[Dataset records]
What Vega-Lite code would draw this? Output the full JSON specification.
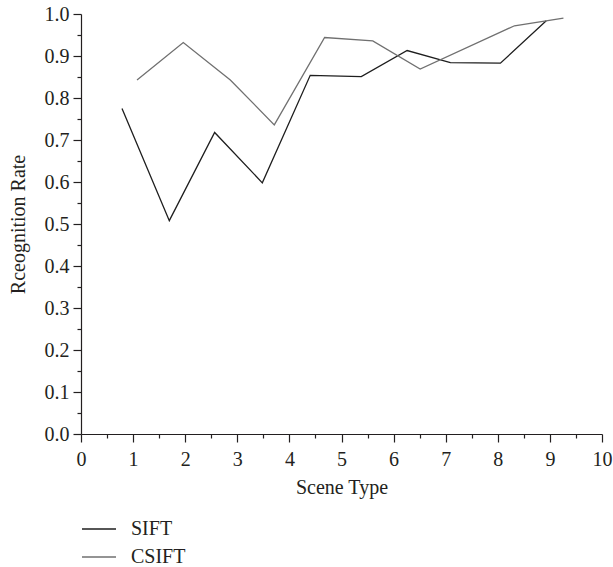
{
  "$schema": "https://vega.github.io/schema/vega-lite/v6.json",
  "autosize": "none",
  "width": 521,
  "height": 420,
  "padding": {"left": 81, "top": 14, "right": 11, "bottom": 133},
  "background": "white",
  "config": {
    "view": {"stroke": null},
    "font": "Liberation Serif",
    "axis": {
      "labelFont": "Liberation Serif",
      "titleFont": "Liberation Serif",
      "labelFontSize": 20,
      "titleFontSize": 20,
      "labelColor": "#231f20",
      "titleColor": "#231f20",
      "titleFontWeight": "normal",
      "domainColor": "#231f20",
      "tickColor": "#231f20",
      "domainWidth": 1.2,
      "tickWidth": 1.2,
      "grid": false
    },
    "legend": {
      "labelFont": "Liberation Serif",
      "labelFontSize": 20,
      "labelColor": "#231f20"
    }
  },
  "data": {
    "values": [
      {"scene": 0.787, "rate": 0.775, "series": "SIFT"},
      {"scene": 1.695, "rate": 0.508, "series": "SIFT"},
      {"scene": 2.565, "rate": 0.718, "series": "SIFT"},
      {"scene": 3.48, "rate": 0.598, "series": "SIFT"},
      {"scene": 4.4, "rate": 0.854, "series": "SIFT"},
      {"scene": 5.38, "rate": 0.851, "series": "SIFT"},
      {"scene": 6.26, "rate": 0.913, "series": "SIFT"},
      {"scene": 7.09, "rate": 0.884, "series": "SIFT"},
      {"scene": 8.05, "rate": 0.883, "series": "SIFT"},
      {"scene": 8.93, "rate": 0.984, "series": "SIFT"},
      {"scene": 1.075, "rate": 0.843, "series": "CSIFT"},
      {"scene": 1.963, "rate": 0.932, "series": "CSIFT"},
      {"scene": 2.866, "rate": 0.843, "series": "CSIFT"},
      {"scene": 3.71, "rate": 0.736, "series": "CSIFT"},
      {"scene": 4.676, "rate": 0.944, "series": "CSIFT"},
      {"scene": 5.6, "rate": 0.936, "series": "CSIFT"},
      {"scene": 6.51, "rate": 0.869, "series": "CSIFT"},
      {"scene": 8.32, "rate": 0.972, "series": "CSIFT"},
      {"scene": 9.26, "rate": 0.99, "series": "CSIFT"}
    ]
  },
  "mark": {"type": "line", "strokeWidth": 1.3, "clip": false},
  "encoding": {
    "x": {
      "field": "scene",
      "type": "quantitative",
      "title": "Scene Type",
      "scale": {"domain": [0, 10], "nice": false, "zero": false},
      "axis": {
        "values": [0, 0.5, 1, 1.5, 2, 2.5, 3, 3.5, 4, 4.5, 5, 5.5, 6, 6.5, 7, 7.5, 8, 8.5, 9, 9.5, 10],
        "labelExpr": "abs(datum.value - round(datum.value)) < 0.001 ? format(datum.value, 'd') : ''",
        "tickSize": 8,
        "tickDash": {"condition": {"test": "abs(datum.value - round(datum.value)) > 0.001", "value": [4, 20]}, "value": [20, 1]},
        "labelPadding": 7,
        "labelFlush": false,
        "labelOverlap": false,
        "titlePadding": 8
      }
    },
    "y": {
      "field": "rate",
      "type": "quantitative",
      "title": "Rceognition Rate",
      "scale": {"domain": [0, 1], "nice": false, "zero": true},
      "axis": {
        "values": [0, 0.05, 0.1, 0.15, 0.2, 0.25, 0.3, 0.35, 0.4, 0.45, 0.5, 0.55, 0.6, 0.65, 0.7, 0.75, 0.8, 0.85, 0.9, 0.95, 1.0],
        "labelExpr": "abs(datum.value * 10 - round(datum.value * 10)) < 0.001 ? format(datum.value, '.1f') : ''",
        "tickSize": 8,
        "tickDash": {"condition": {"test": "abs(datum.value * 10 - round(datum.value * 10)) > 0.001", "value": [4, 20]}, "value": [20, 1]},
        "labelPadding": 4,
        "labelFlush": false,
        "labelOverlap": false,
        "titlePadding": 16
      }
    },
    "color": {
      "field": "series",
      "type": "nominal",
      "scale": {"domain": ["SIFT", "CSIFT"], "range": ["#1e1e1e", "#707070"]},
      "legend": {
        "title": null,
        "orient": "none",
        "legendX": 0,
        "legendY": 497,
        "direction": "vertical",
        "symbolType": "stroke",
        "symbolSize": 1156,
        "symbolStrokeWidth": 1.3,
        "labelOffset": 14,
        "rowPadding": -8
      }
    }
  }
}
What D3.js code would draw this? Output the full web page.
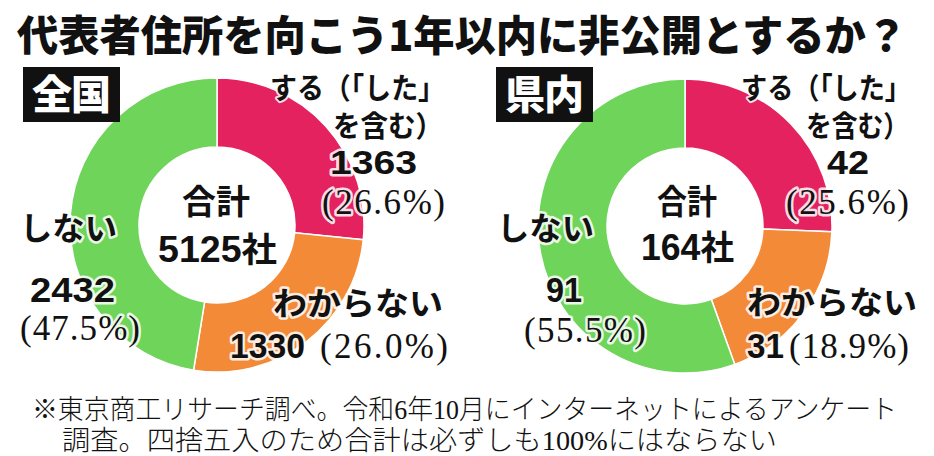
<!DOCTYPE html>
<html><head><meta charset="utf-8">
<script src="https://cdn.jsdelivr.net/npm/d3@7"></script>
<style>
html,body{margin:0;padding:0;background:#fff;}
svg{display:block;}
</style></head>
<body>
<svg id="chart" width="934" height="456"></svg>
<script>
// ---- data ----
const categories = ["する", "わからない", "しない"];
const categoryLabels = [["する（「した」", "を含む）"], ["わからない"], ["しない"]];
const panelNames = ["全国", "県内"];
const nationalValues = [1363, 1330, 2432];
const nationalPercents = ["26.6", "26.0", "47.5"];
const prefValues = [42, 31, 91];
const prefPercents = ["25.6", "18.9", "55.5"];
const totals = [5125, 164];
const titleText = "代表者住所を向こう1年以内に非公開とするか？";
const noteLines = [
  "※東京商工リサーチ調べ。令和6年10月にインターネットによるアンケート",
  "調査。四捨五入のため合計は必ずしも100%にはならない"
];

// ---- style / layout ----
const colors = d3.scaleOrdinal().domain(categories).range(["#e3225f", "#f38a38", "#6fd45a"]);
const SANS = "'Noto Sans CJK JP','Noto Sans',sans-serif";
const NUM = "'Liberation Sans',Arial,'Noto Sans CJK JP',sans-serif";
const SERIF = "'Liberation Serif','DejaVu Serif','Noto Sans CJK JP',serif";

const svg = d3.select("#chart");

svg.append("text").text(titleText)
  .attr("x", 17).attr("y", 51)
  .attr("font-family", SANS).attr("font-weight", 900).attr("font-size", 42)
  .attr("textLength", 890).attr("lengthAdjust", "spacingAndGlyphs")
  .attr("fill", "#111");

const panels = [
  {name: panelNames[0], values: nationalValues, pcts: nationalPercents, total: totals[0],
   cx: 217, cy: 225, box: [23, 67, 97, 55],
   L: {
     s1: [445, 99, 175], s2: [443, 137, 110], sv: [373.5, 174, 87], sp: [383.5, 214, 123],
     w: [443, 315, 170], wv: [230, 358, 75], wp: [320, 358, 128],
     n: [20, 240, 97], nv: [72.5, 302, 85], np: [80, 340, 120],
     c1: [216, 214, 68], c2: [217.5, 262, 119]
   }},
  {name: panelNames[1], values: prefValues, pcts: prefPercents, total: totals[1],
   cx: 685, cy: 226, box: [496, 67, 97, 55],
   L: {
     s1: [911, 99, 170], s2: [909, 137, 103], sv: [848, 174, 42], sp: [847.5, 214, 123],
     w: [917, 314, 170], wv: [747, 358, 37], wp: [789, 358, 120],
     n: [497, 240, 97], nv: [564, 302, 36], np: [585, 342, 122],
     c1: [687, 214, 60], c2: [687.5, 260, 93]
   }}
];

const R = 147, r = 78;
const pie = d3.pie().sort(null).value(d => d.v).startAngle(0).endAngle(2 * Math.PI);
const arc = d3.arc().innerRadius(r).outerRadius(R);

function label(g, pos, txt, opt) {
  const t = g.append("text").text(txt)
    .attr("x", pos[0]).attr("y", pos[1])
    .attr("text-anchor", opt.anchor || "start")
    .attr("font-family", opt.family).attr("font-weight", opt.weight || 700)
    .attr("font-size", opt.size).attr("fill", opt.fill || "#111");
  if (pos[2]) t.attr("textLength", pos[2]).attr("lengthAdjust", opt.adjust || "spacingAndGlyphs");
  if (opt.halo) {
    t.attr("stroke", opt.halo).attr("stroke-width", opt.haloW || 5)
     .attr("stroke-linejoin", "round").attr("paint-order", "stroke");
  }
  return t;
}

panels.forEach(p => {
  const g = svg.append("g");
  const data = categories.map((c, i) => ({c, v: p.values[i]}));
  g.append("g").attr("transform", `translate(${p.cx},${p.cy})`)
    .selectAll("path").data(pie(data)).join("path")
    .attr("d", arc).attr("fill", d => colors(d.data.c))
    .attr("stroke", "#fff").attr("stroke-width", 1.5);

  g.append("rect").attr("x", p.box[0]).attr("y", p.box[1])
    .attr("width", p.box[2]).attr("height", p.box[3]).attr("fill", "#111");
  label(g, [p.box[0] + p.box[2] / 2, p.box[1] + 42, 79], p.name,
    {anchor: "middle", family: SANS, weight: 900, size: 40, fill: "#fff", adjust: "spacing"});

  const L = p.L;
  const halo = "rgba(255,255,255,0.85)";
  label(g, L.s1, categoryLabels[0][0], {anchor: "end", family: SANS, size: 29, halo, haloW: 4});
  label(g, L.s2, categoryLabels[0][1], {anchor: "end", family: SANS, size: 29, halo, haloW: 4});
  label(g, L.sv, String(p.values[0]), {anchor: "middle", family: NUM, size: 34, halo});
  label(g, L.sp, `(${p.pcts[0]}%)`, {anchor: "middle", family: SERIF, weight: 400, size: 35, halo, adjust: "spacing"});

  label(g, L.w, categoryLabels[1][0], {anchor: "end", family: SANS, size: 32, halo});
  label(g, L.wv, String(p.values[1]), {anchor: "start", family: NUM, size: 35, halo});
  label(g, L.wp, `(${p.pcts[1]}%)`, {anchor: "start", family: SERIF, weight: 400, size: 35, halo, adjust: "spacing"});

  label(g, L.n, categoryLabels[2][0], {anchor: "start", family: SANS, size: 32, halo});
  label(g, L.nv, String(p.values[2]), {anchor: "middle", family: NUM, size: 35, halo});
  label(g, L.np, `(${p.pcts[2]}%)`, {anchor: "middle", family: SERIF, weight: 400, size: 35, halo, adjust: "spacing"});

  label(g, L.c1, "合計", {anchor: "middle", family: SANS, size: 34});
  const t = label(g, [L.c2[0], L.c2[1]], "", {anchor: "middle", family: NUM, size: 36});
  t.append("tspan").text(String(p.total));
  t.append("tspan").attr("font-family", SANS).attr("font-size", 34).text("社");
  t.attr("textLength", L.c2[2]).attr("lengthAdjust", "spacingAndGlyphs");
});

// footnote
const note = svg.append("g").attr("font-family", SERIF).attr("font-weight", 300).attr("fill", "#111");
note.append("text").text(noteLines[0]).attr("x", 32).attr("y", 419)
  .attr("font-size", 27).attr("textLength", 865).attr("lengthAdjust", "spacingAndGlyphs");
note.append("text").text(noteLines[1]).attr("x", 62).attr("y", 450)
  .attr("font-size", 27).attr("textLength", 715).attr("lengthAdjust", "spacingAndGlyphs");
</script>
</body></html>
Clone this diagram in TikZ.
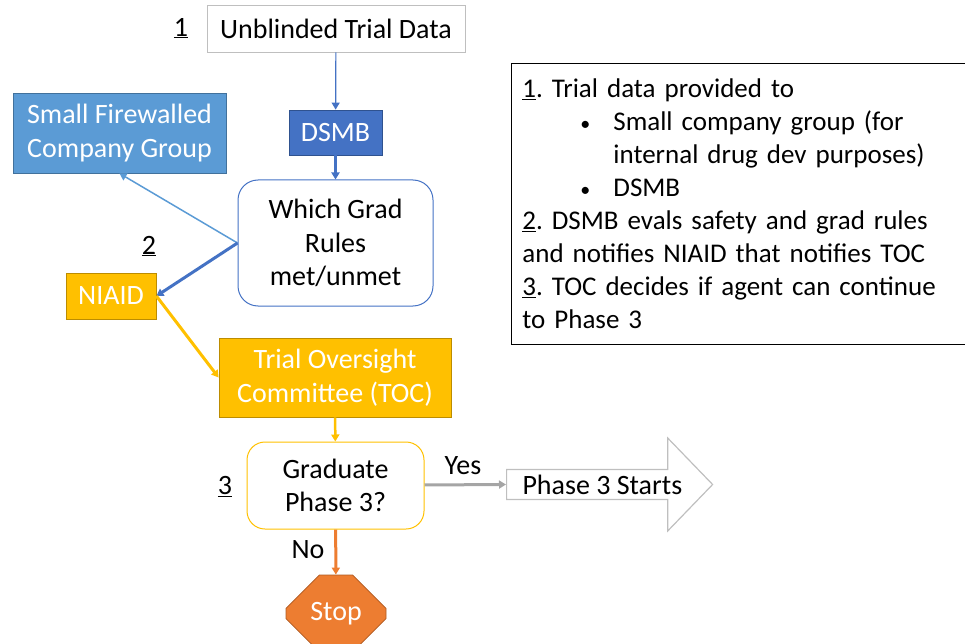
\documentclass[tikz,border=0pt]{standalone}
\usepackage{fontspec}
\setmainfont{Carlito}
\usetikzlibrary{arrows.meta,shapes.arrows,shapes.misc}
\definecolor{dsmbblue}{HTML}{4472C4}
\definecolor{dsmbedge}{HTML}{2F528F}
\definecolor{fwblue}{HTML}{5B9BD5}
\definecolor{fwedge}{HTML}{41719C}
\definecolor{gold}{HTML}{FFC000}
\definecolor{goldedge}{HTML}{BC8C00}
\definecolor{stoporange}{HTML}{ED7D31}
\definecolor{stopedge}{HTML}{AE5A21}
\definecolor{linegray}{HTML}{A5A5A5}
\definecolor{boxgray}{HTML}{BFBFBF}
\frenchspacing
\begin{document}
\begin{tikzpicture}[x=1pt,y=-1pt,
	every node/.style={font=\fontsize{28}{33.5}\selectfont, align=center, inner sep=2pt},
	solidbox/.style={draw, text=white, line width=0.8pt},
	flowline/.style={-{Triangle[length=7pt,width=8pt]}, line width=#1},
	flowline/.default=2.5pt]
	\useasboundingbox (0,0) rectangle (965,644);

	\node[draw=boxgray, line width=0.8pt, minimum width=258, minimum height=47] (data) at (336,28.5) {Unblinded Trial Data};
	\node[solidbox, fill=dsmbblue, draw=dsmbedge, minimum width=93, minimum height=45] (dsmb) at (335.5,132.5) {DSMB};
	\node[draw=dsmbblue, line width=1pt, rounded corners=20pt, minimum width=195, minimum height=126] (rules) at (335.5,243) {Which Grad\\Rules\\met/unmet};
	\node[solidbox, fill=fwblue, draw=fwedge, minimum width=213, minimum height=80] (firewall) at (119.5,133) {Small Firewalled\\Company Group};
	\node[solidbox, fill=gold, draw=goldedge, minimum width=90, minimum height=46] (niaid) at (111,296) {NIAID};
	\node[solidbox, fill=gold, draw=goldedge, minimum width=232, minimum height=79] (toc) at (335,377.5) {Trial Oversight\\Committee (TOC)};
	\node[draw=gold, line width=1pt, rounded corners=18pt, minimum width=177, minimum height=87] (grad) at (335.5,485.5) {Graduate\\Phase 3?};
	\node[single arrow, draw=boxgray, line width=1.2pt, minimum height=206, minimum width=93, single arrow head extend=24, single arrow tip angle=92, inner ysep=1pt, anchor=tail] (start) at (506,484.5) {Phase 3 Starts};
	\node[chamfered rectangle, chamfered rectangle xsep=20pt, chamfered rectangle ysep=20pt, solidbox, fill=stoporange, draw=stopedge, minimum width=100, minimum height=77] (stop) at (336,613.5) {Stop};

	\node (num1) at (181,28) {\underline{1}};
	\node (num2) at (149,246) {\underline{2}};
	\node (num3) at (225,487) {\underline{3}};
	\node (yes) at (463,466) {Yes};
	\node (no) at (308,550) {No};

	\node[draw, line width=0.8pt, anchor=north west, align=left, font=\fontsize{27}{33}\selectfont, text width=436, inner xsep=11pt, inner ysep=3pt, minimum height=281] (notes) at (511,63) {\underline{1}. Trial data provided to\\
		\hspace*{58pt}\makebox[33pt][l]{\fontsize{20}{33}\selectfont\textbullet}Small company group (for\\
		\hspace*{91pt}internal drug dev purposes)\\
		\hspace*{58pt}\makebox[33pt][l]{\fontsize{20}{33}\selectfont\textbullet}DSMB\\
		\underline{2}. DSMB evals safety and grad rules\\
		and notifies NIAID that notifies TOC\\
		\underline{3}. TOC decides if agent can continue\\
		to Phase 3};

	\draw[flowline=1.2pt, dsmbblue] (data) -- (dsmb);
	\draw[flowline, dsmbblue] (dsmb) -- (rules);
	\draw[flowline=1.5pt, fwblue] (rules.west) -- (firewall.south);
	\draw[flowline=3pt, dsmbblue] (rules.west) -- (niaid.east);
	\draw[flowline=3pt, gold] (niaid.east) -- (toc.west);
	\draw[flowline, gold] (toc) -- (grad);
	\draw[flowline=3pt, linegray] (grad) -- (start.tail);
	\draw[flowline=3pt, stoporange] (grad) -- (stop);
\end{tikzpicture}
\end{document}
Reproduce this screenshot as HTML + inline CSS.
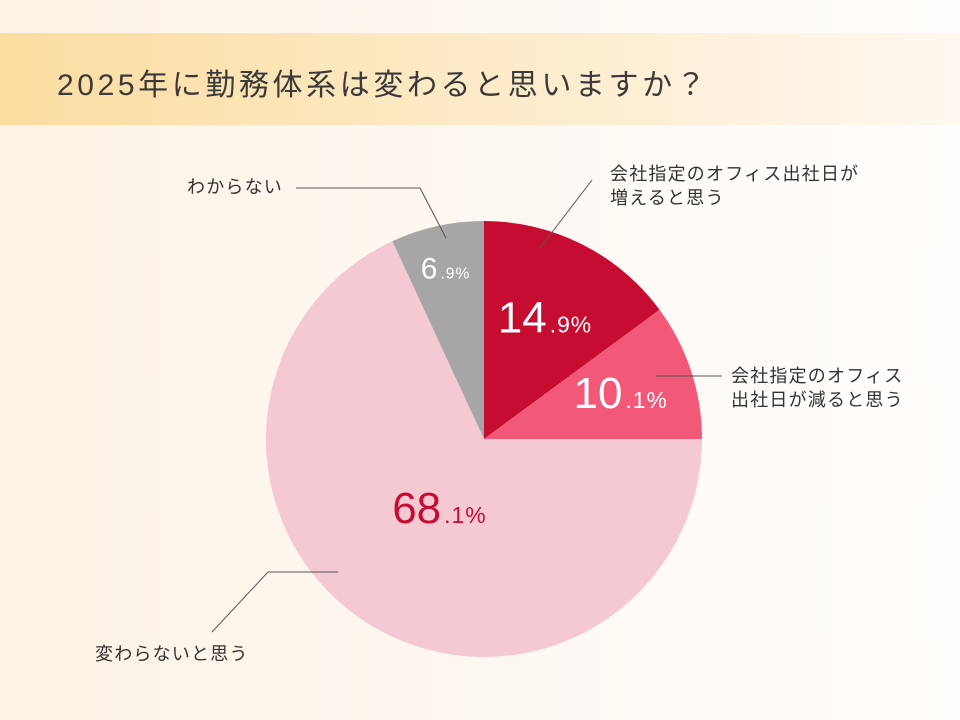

- Set task: Copy the part that starts at the line with "Clone this diagram in TikZ." and finishes at the line with "(0,0) rectangle (965,644);", both included, and nothing more. Pictures are left out.

- Answer to the exercise:
Clone this diagram in TikZ.
\documentclass[tikz,border=0pt]{standalone}
\usepackage{fontspec}
\setmainfont{Carlito}
\usetikzlibrary{arrows.meta,shapes.arrows,shapes.misc}
\definecolor{dsmbblue}{HTML}{4472C4}
\definecolor{dsmbedge}{HTML}{2F528F}
\definecolor{fwblue}{HTML}{5B9BD5}
\definecolor{fwedge}{HTML}{41719C}
\definecolor{gold}{HTML}{FFC000}
\definecolor{goldedge}{HTML}{BC8C00}
\definecolor{stoporange}{HTML}{ED7D31}
\definecolor{stopedge}{HTML}{AE5A21}
\definecolor{linegray}{HTML}{A5A5A5}
\definecolor{boxgray}{HTML}{BFBFBF}
\frenchspacing
\begin{document}
\begin{tikzpicture}[x=1pt,y=-1pt,
	every node/.style={font=\fontsize{28}{33.5}\selectfont, align=center, inner sep=2pt},
	solidbox/.style={draw, text=white, line width=0.8pt},
	flowline/.style={-{Triangle[length=7pt,width=8pt]}, line width=#1},
	flowline/.default=2.5pt]
	\useasboundingbox (0,0) rectangle (965,644);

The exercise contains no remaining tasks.